Clients I’ve Worked With

Typical Engagements

Interpret Emerging Technology

Helping organizations understand how people will interpret new technologies such as AI systems, automation, or novel interfaces.

Deliverables include:

  • cognitive model mapping

  • adoption barriers and trust dynamics

  • product design criteria

Product Design & Positioning

Clarifying what a product means in people’s lives so teams can design and communicate it coherently.

Deliverables include:

  • product narrative architecture

  • feature prioritization frameworks

  • experience design principles

  • Design concepts and prototypes

Innovation Strategy & Roadmapping

Helping teams identify where emerging cultural and technological shifts create new opportunities.

Deliverables include:

  • opportunity landscapes

  • concept portfolios

  • innovation roadmaps

Featured Case Study

Designing a New Instrument for Emerging Musical Worlds

A music technology company partnered with Manifold Gate to understand a strategic opportunity: develop a new musical instrument capable of supporting microtonal music (musical systems that extend beyond the Western 12-note scale).

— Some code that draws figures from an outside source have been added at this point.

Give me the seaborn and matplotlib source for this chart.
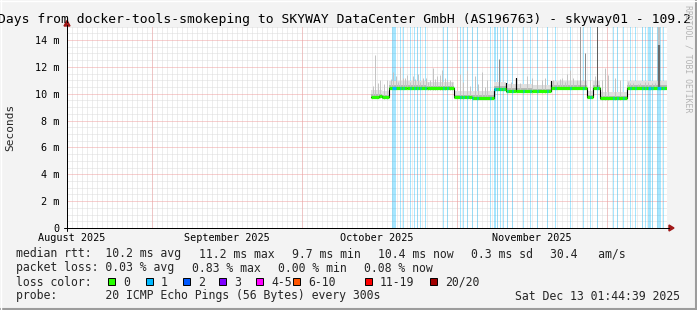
import numpy as np
import pandas as pd
import matplotlib
matplotlib.use("Agg")
import matplotlib.pyplot as plt
import matplotlib.dates as mdates
from matplotlib.patches import Rectangle, Polygon
from matplotlib.lines import Line2D
import seaborn as sns

# ---------------- data ----------------
title_text = "Days from docker-tools-smokeping to SKYWAY DataCenter GmbH (AS196763) - skyway01 - 109.2"
end_time = "2025-12-13 01:44:39"
span_days = 120
y_max_ms = 15

month_starts = ["2025-09-01", "2025-10-01", "2025-11-01", "2025-12-01"]
month_label_dates = ["2025-08-16", "2025-09-16", "2025-10-16", "2025-11-16"]
month_labels = ["August 2025", "September 2025", "October 2025", "November 2025"]

ytick_ms = [0, 2, 4, 6, 8, 10, 12, 14]
ytick_labels = ["0", "2 m", "4 m", "6 m", "8 m", "10 m", "12 m", "14 m"]

median_times = ["2025-10-14 21:00", "2025-10-16 12:00", "2025-10-17 00:00", "2025-10-18 11:00",
                "2025-10-22 00:00", "2025-10-26 00:00", "2025-10-31 11:00", "2025-11-04 00:00",
                "2025-11-08 11:00", "2025-11-10 20:00", "2025-11-10 22:00", "2025-11-12 20:00",
                "2025-11-12 22:00", "2025-11-16 00:00", "2025-11-19 20:00", "2025-11-19 22:00",
                "2025-11-27 02:00", "2025-11-28 07:00", "2025-11-29 16:00", "2025-12-05 02:00"]
median_ms = [9.75, 9.80, 9.72, 10.42,
             10.45, 10.40, 9.74, 9.70,
             10.38, 10.80, 10.22, 11.20,
             10.22, 10.18, 10.95, 10.42,
             9.73, 10.42, 9.66, 10.42]

spike_times = ["2025-10-15 07:00", "2025-10-15 16:00", "2025-10-16 07:00", "2025-10-16 16:00",
               "2025-10-17 11:00", "2025-10-18 02:00", "2025-10-18 21:00", "2025-10-19 07:00",
               "2025-10-19 21:00", "2025-10-20 07:00", "2025-10-20 16:00", "2025-10-21 07:00",
               "2025-10-21 16:00", "2025-10-22 02:00", "2025-10-22 16:00", "2025-10-23 07:00",
               "2025-10-23 16:00", "2025-10-24 07:00", "2025-10-24 16:00", "2025-10-25 07:00",
               "2025-10-25 21:00", "2025-10-26 07:00", "2025-10-26 16:00", "2025-10-27 07:00",
               "2025-10-27 16:00", "2025-10-28 02:00", "2025-10-28 16:00", "2025-10-29 02:00",
               "2025-10-29 16:00", "2025-10-30 02:00", "2025-10-30 16:00", "2025-10-31 02:00",
               "2025-11-01 16:00", "2025-11-02 07:00", "2025-11-03 02:00", "2025-11-03 16:00",
               "2025-11-04 16:00", "2025-11-05 07:00", "2025-11-06 02:00", "2025-11-06 16:00",
               "2025-11-07 02:00", "2025-11-09 11:00", "2025-11-11 21:00", "2025-11-13 16:00",
               "2025-11-15 02:00", "2025-11-16 02:00", "2025-11-17 02:00", "2025-11-18 02:00",
               "2025-11-18 16:00", "2025-11-20 07:00", "2025-11-21 02:00", "2025-11-21 16:00",
               "2025-11-22 02:00", "2025-11-22 16:00", "2025-11-23 02:00", "2025-11-23 16:00",
               "2025-11-24 07:00", "2025-11-25 02:00", "2025-11-25 16:00", "2025-11-26 16:00",
               "2025-11-27 16:00", "2025-11-28 16:00", "2025-11-29 04:00", "2025-11-30 02:00",
               "2025-11-30 16:00", "2025-12-01 07:00", "2025-12-02 16:00", "2025-12-03 16:00",
               "2025-12-05 07:00", "2025-12-05 16:00", "2025-12-06 07:00", "2025-12-06 16:00",
               "2025-12-07 07:00", "2025-12-07 16:00", "2025-12-08 16:00", "2025-12-09 07:00",
               "2025-12-10 02:00", "2025-12-10 16:00", "2025-12-11 11:00", "2025-12-11 11:00"]
spike_top_ms = [10.6, 12.9, 10.8, 11.0,
                10.7, 11.0, 11.1, 11.6,
                11.3, 10.9, 12.0, 11.15,
                11.2, 11.4, 10.9, 11.3,
                11.1, 11.5, 10.9, 11.15,
                11.2, 10.9, 11.0, 11.9,
                11.1, 11.3, 11.4, 11.8,
                11.2, 11.0, 11.0, 10.9,
                11.5, 10.9, 11.8, 10.6,
                11.3, 10.7, 11.6, 10.5,
                11.0, 12.6, 10.9, 10.8,
                11.3, 11.2, 11.0, 11.0,
                11.2, 11.0, 10.9, 11.1,
                11.2, 10.9, 11.5, 11.75,
                11.2, 11.0, 15.5, 13.0,
                11.0, 11.3, 15.5, 11.0,
                11.9, 11.4, 11.2, 11.0,
                10.9, 10.8, 10.8, 10.6,
                10.7, 10.8, 10.9, 10.9,
                10.8, 10.8, 15.5, 13.6]
spike_pings = [1] * 41 + [4] + [1] * 16 + [3, 4, 1, 1, 5] + [1] * 15 + [2, 8]

loss_times = ["2025-10-19 00:00", "2025-10-20 16:00", "2025-10-21 07:00", "2025-10-22 16:00",
              "2025-10-23 11:00", "2025-10-24 02:00", "2025-10-24 16:00", "2025-10-25 16:00",
              "2025-10-29 07:00", "2025-10-30 02:00", "2025-11-01 16:00", "2025-11-02 07:00",
              "2025-11-03 02:00", "2025-11-04 02:00", "2025-11-05 02:00", "2025-11-07 16:00",
              "2025-11-08 11:00", "2025-11-09 02:00", "2025-11-09 16:00", "2025-11-10 07:00",
              "2025-11-11 02:00", "2025-11-12 02:00", "2025-11-14 07:00", "2025-11-15 16:00",
              "2025-11-17 02:00", "2025-11-19 02:00", "2025-11-20 16:00", "2025-11-23 16:00",
              "2025-11-26 07:00", "2025-11-27 16:00", "2025-11-29 02:00", "2025-12-02 07:00",
              "2025-12-03 02:00", "2025-12-04 07:00", "2025-12-05 16:00", "2025-12-06 16:00",
              "2025-12-08 02:00", "2025-12-08 16:00", "2025-12-09 07:00", "2025-12-10 02:00",
              "2025-12-11 02:00", "2025-12-12 07:00"]
loss_hours = [19, 5, 5, 5,
              5, 5, 5, 5,
              5, 5, 5, 5,
              5, 5, 5, 5,
              10, 5, 5, 5,
              5, 5, 5, 5,
              5, 5, 5, 5,
              5, 5, 5, 5,
              5, 5, 5, 5,
              5, 5, 14, 5,
              19, 5]
loss_pings = [1] * len(loss_times)

loss_levels = ["0", "1", "2", "3", "4-5", "6-10", "11-19", "20/20"]
loss_colors = ["#26ff00", "#00b8ff", "#0059ff", "#7e00ff", "#ff00ff", "#ff5500", "#ff0000", "#a10000"]

rtt_items = ["median rtt:  10.2 ms avg", "11.2 ms max", "9.7 ms min", "10.4 ms now",
             "0.3 ms sd", "30.4   am/s"]
loss_items = ["packet loss: 0.03 % avg", "0.83 % max", "0.00 % min", "0.08 % now"]
loss_color_title = "loss color:"
probe_text = "probe:       20 ICMP Echo Pings (56 Bytes) every 300s"
stamp_text = "Sat Dec 13 01:44:39 2025"
watermark = "RRDTOOL / TOBI OETIKER"

# ---------------- drawing ----------------
sns.set_theme(style="white")
MONO = "DejaVu Sans Mono"
plt.rcParams["font.family"] = [MONO]

W, H = 697, 310
fig = plt.figure(figsize=(W / 100, H / 100), dpi=100)
fig.patch.set_facecolor("#f3f3f3")


def fx(x):
    return x / W


def fy(y):
    return 1 - y / H


X0, X1, Y0, YT = 67, 667, 228, 26.6
ax = fig.add_axes([fx(X0), fy(Y0), (X1 - X0) / W, (Y0 - YT) / H])
ax.set_facecolor("white")
for s in ax.spines.values():
    s.set_visible(False)


def num(ts):
    return mdates.date2num(pd.to_datetime(ts).to_pydatetime())


t_end = pd.Timestamp(end_time)
t_start = t_end - pd.Timedelta(days=span_days)
PX = 0.72  # one pixel in points
DOT = (0, (1.0, 1.0))

# grid
days = pd.date_range(t_start.ceil("D"), t_end, freq="D")
g = ax.vlines(num(days), 0, y_max_ms, colors="#dcdcdc", lw=PX, linestyles=DOT, zorder=1)
g.set_snap(True)
minor_y = [v for v in np.arange(0.5, y_max_ms + 0.01, 0.5) if v % 2 != 0]
g = ax.hlines(minor_y, num(t_start), num(t_end), colors="#dcdcdc", lw=PX, linestyles=DOT, zorder=1)
g.set_snap(True)
g = ax.vlines(num(month_starts), 0, y_max_ms, colors="#f0a0a0", lw=PX, linestyles=DOT, zorder=1.2)
g.set_snap(True)
g = ax.hlines(ytick_ms[1:], num(t_start), num(t_end), colors="#f0a0a0", lw=PX, linestyles=DOT, zorder=1.2)
g.set_snap(True)


def level_index(n):
    if n <= 3:
        return n
    if n <= 5:
        return 4
    if n <= 10:
        return 5
    if n <= 19:
        return 6
    return 7


# loss background bars
for t, h, n in zip(loss_times, loss_hours, loss_pings):
    a = pd.Timestamp(t)
    ax.axvspan(num(a), num(a + pd.Timedelta(hours=h)), color=loss_colors[level_index(n)],
               alpha=0.35, lw=0, zorder=2)

# median as steps
mt = pd.to_datetime(median_times)
seg_end = list(mt[1:]) + [t_end]
med = np.array(median_ms)
edges = num(list(mt) + [t_end])
vals = np.append(med, med[-1])

# smoke around the median
ax.fill_between(edges, vals - 0.14, vals + 0.5, step="post", color="#e0e0e0", lw=0, zorder=3)
ax.fill_between(edges, vals - 0.1, vals + 0.2, step="post", color="#b8b8b8", lw=0, zorder=3.1)

# outlier spikes
st = pd.to_datetime(spike_times)
idx = np.searchsorted(mt.values, st.values, side="right") - 1
base = med[np.clip(idx, 0, None)]
shade = {1: "#c4c4c4", 2: "#c0c0c0", 3: "#9a9a9a", 4: "#8a8a8a", 5: "#5e5e5e", 8: "#6a6a6a"}
for t, b, top, n in zip(st, base, spike_top_ms, spike_pings):
    wide = n in (2, 8)
    ax.vlines(num(t), b - 0.1, top, colors=shade.get(n, "#c4c4c4"), lw=PX * (2.2 if wide else 1),
              zorder=3.2 + (0.1 if n == 8 else 0))

df = pd.DataFrame({"time": list(mt) + [t_end], "ms": list(vals)})
sns.lineplot(data=df, x="time", y="ms", drawstyle="steps-post", color="black", lw=0.8,
             estimator=None, ax=ax, zorder=4)
ax.hlines(med, num(mt), num(seg_end), colors=loss_colors[0], lw=2.3, zorder=5)

# median coloured by loss where pings were lost
lt = pd.to_datetime(loss_times)
lidx = np.searchsorted(mt.values, lt.values, side="right") - 1
for t, h, n, i in zip(lt, loss_hours, loss_pings, lidx):
    if i < 0 or t >= t_end:
        continue
    ax.hlines(med[i], num(t), num(t + pd.Timedelta(hours=max(h, 6))),
              colors=loss_colors[level_index(n)], lw=2.3, zorder=5.1)

ax.set_xlim(num(t_start), num(t_end))
ax.set_ylim(0, y_max_ms)
ax.set_xlabel("")
ax.set_ylabel("")

ax.set_xticks(num(month_starts))
ax.set_xticklabels([""] * len(month_starts))
ax.set_xticks(num(month_label_dates), minor=True)
ax.set_xticklabels(month_labels, minor=True, fontfamily=MONO, fontsize=7.3)
ax.tick_params(axis="x", which="major", length=2.5, width=PX, color="#f0a0a0", direction="out")
ax.tick_params(axis="x", which="minor", length=0, pad=3.4, labelsize=7.3, labelcolor="black")
ax.set_yticks(ytick_ms, ytick_labels)
ax.tick_params(axis="y", which="major", length=2.2, width=PX, color="#555555", direction="out",
               pad=3.2, labelsize=7.3, labelcolor="black")
for lab in ax.get_yticklabels():
    lab.set_fontfamily(MONO)

# axes lines and arrows
fig.add_artist(Line2D([fx(64), fx(669)], [fy(228), fy(228)], color="black", lw=PX))
fig.add_artist(Line2D([fx(67), fx(67)], [fy(231), fy(25)], color="black", lw=PX))
fig.add_artist(Polygon([(fx(669), fy(225)), (fx(669), fy(231)), (fx(674), fy(228))],
                       closed=True, color="#a01818", transform=fig.transFigure))
fig.add_artist(Polygon([(fx(64), fy(26)), (fx(70), fy(26)), (fx(67), fy(20.5))],
                       closed=True, color="#a01818", transform=fig.transFigure))

# texts
fig.text(fx(-2), fy(23), title_text, fontsize=9.4, fontfamily=MONO, ha="left", va="baseline", color="black")
fig.text(fx(10), fy(127), "Seconds", rotation=90, fontsize=8.0, fontfamily=MONO, ha="center", va="center")
fig.text(fx(688), fy(5), watermark, rotation=270, fontsize=5.9, fontfamily=MONO, ha="center", va="top",
         color="#b4b4b4")

LF = 8.3
CW = LF * 100 / 72 * 0.602   # advance of one monospace character in pixels
GLUE = 16.5                  # gap rrdtool leaves between legend items


def legend_row(items, y):
    x = 16
    for s in items:
        fig.text(fx(x), fy(y), s, fontsize=LF, fontfamily=MONO, ha="left", va="baseline")
        x += len(s) * CW + GLUE


legend_row(rtt_items, 257.5)
legend_row(loss_items, 271.5)
fig.text(fx(16), fy(285.5), loss_color_title, fontsize=LF, fontfamily=MONO, ha="left", va="baseline")
sq_x = [108, 146, 183, 219, 256, 293, 365, 430]
for x, lab, c in zip(sq_x, loss_levels, loss_colors):
    fig.add_artist(Rectangle((fx(x), fy(284.5)), 7 / W, 7 / H, transform=fig.transFigure,
                             facecolor=c, edgecolor="black", lw=0.7))
    fig.text(fx(x + 15), fy(285.5), lab, fontsize=LF, fontfamily=MONO, ha="left", va="baseline")
fig.text(fx(16), fy(299.5), probe_text, fontsize=LF, fontfamily=MONO, ha="left", va="baseline")
fig.text(fx(680), fy(299.5), stamp_text, fontsize=LF, fontfamily=MONO, ha="right", va="baseline")

# 3D frame
fig.add_artist(Line2D([0, 1], [fy(309), fy(309)], color="#9c9c9c", lw=1.5))
fig.add_artist(Line2D([fx(696), fx(696)], [0, 1], color="#9c9c9c", lw=1.5))
fig.add_artist(Line2D([0, 1], [fy(0.5), fy(0.5)], color="white", lw=1.0))
fig.add_artist(Line2D([fx(0.5), fx(0.5)], [0, 1], color="white", lw=1.0))

fig.savefig("out.png", dpi=100, facecolor=fig.get_facecolor())
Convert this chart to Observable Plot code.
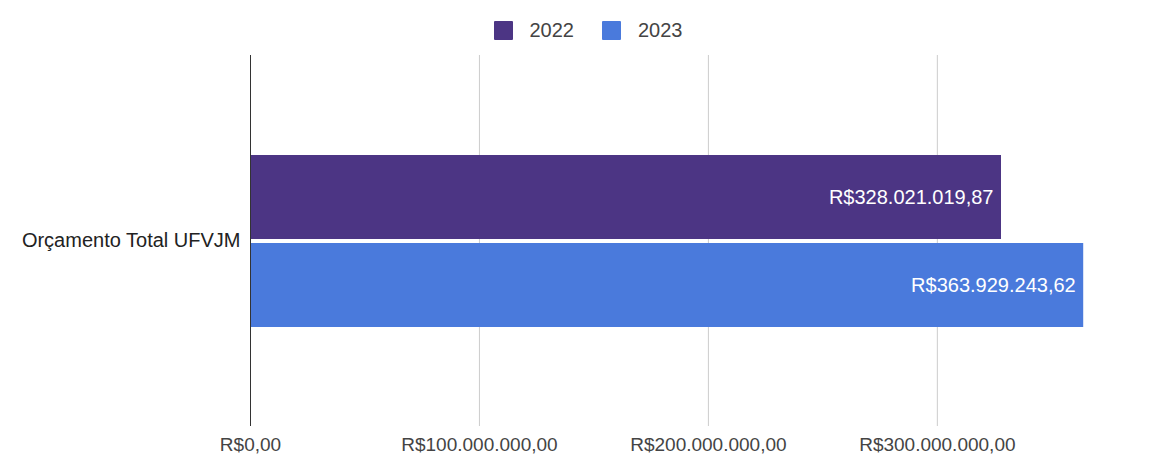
<!DOCTYPE html>
<html>
<head>
<meta charset="utf-8">
<script src="https://cdn.jsdelivr.net/npm/d3@7"></script>
<script src="https://cdn.jsdelivr.net/npm/@observablehq/plot@0.6"></script>
<style>
  html, body { margin: 0; padding: 0; background: #fff; }
  body { width: 1150px; height: 457px; overflow: hidden; font-family: "Liberation Sans", Arial, sans-serif; }
  #legend { height: 55px; display: flex; justify-content: center; align-items: center; font-size: 20px; color: #444; padding-left: 26px; padding-top: 5px; box-sizing: border-box; }
  .item { display: flex; align-items: center; margin: 0 14px; }
  .sw { width: 19px; height: 19px; margin-right: 17px; border-radius: 1px; }
</style>
</head>
<body>
<div id="legend"></div>
<div id="chart"></div>
<script>
const category = "Orçamento Total UFVJM";
const years = ["2022", "2023"];
const values = [328021019.87, 363929243.62];
const colors = ["#4c3584", "#4a7adc"];
const xTicks = [0, 100000000, 200000000, 300000000];

const locale = d3.formatLocale({decimal: ",", thousands: ".", grouping: [3], currency: ["R$", ""]});
const fmt = locale.format("$,.2f");

const data = years.map((y, i) => ({year: y, value: values[i], category}));

const legend = document.getElementById("legend");
years.forEach((y, i) => {
  const it = document.createElement("div");
  it.className = "item";
  it.innerHTML = `<span class="sw" style="background:${colors[i]}"></span><span>${y}</span>`;
  legend.appendChild(it);
});

const chart = Plot.plot({
  width: 1150,
  height: 402,
  marginLeft: 250,
  marginRight: 30,
  marginTop: 0,
  marginBottom: 31,
  style: {fontFamily: "Liberation Sans, Arial, sans-serif", fontSize: "19px", color: "#444", background: "#fff"},
  x: {domain: [0, 380000000], ticks: xTicks, tickFormat: fmt, tickSize: 0, tickPadding: 11, label: null},
  y: {domain: years, range: [100, 273], paddingInner: 0.045, paddingOuter: 0, axis: null},
  color: {domain: years, range: colors},
  marks: [
    Plot.gridX(xTicks.slice(1), {stroke: "#ccc", strokeOpacity: 1}),
    Plot.barX(data, {x: "value", y: "year", fill: "year"}),
    Plot.ruleX([0], {stroke: "#333", strokeWidth: 1}),
    Plot.text(data, {x: "value", y: "year", text: d => fmt(d.value), textAnchor: "end", dx: -8, fill: "#fff", fontSize: 20}),
    Plot.text([category], {frameAnchor: "left", text: d => d, textAnchor: "end", dx: -10, fill: "#222", fontSize: 20})
  ]
});
document.getElementById("chart").appendChild(chart);
</script>
</body>
</html>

Microtonality has long been central to traditions such as Arabic and Turkish music. But it is also gaining traction among a new generation of experimental musicians exploring alternative harmonic systems.

The company saw an opportunity to serve both communities while positioning itself as a leader in musical pedagogy and discovery. Yet this raised difficult strategic questions.

Should the instrument primarily serve expert practitioners working within established traditions, or should it help new musicians discover microtonality for the first time? Should it behave as a precision tool for advanced performers, or as an exploratory interface that invites creative experimentation?

Answering these questions required looking beyond technical specifications to understand how musicians actually relate to instruments.

Research revealed that instruments play fundamentally different roles in musical life. Some function as disciplined tools embedded in tradition, requiring years of mastery. Others act as learning scaffolds, helping musicians navigate unfamiliar tonal systems. Still others serve as open exploratory platforms, enabling entirely new forms of musical experimentation.

These distinctions clarified several strategic directions for the client’s new product.

Rather than prescribing a single product concept, the work helped the client understand how different design choices would shape the product’s audience, meaning, and brand position.

The result was a strategic framework guiding the development of a new instrument capable of bridging established musical traditions, emerging experimental communities, and a new generation of musicians discovering microtonality for the first time.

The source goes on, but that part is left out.